◆ **Entries shown**
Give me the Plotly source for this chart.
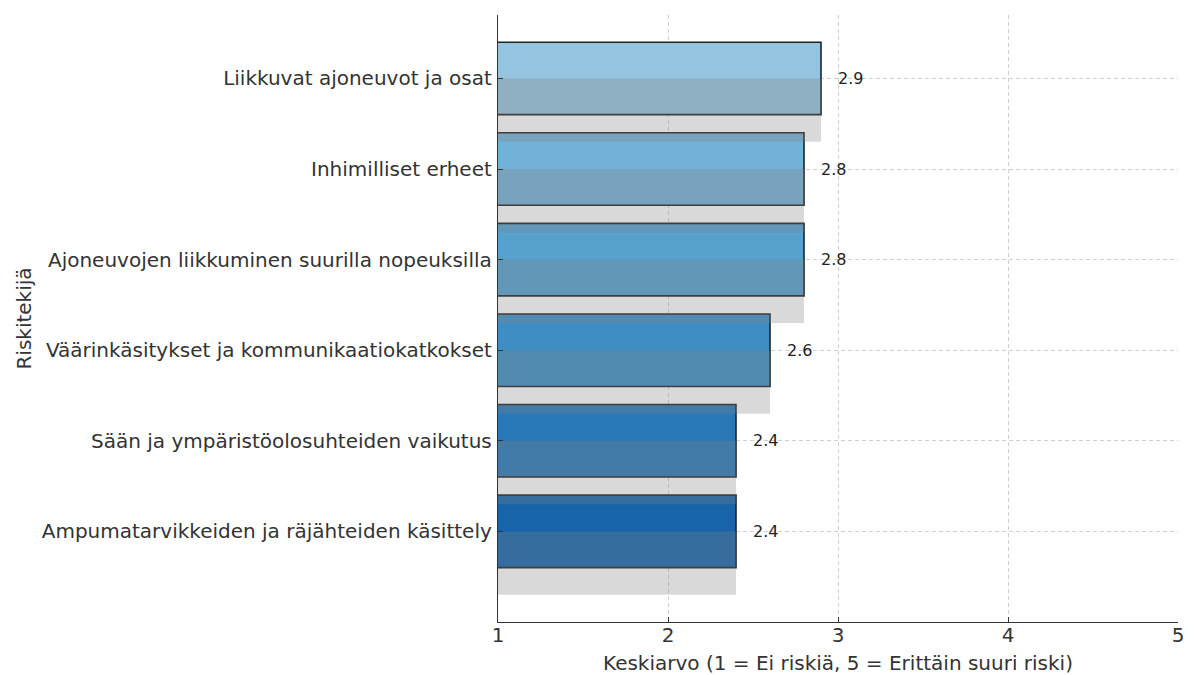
import plotly.graph_objects as go

# Data (bottom to top, as displayed)
categories = [
    "Ampumatarvikkeiden ja räjähteiden käsittely",
    "Sään ja ympäristöolosuhteiden vaikutus",
    "Väärinkäsitykset ja kommunikaatiokatkokset",
    "Ajoneuvojen liikkuminen suurilla nopeuksilla",
    "Inhimilliset erheet",
    "Liikkuvat ajoneuvot ja osat",
]
values = [2.4, 2.4, 2.6, 2.8, 2.8, 2.9]
bar_colors = ["#1764ab", "#2979b9", "#3e8ec4", "#57a1ce", "#73b2d8", "#94c4df"]
x_ticks = [1, 2, 3, 4, 5]
positions = list(range(len(categories)))

FONT = "DejaVu Sans"
TXT = "#333333"

fig = go.Figure()

# main bars
fig.add_trace(go.Bar(
    orientation="h", y=positions, x=values, width=0.8,
    marker=dict(color=bar_colors, line=dict(color="#222222", width=1.6)),
    showlegend=False, hoverinfo="skip",
))
# shadow (drawn above, semi-transparent)
fig.add_trace(go.Bar(
    orientation="h", y=positions, x=values, width=0.7, offset=-0.7,
    marker=dict(color="rgba(128,128,128,0.3)", line=dict(width=0)),
    showlegend=False, hoverinfo="skip",
))

annotations = []
for p, v in zip(positions, values):
    annotations.append(dict(
        x=v + 0.1, y=p, xref="x", yref="y", text=f"{v:.1f}",
        showarrow=False, xanchor="left", yanchor="middle", xshift=-2,
        font=dict(family=FONT, size=16, color="#222222"),
    ))

# page body adds 8px margin, so the figure is sized to fit the 1197x675 window
fig.update_layout(
    width=1189, height=667,
    margin=dict(l=490, r=19, t=7, b=53),
    paper_bgcolor="white", plot_bgcolor="white",
    barmode="overlay",
    font=dict(family=FONT, size=20, color=TXT),
    annotations=annotations,
    xaxis=dict(
        range=[1, 5], tickvals=x_ticks, ticktext=[str(t) for t in x_ticks],
        showgrid=True, gridcolor="#d0d0d0", griddash="4px,3px", gridwidth=1,
        showline=True, linecolor="#333333", linewidth=1.4,
        ticks="inside", ticklen=5, tickcolor="#333333", tickwidth=1.2,
        zeroline=False, ticklabelstandoff=-5,
        title=dict(text="Keskiarvo (1 = Ei riskiä, 5 = Erittäin suuri riski)",
                   font=dict(size=20, color=TXT), standoff=12),
        automargin=False,
    ),
    yaxis=dict(
        range=[-1.0, 5.7], tickvals=positions, ticktext=categories,
        showgrid=True, gridcolor="#d0d0d0", griddash="4px,3px", gridwidth=1,
        showline=True, linecolor="#333333", linewidth=1.4,
        ticks="inside", ticklen=5, tickcolor="#333333", tickwidth=1.2,
        zeroline=False, ticklabelstandoff=1,
        title=dict(text="Riskitekijä", font=dict(size=20, color=TXT), standoff=4),
        automargin=False,
    ),
)

fig.write_html("out.html")
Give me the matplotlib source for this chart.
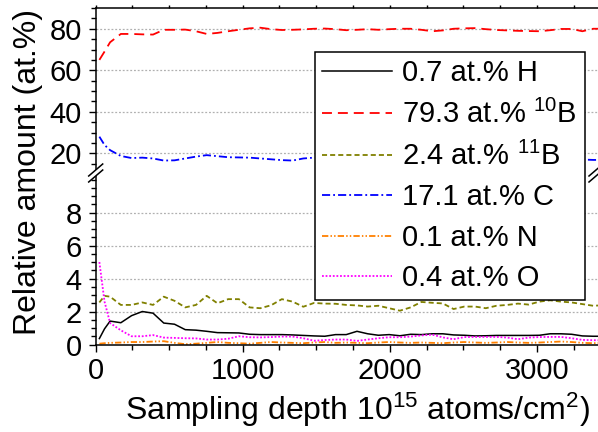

◆ **What you need to do**
Repeat the lines of the listing above verbatim, beginning at its first line and ending at the line containing "import plotly.graph_objects as go", which is included. Omit pictures.

◆ **Solved exercise**
Give me the Plotly source for this chart.
import plotly.graph_objects as go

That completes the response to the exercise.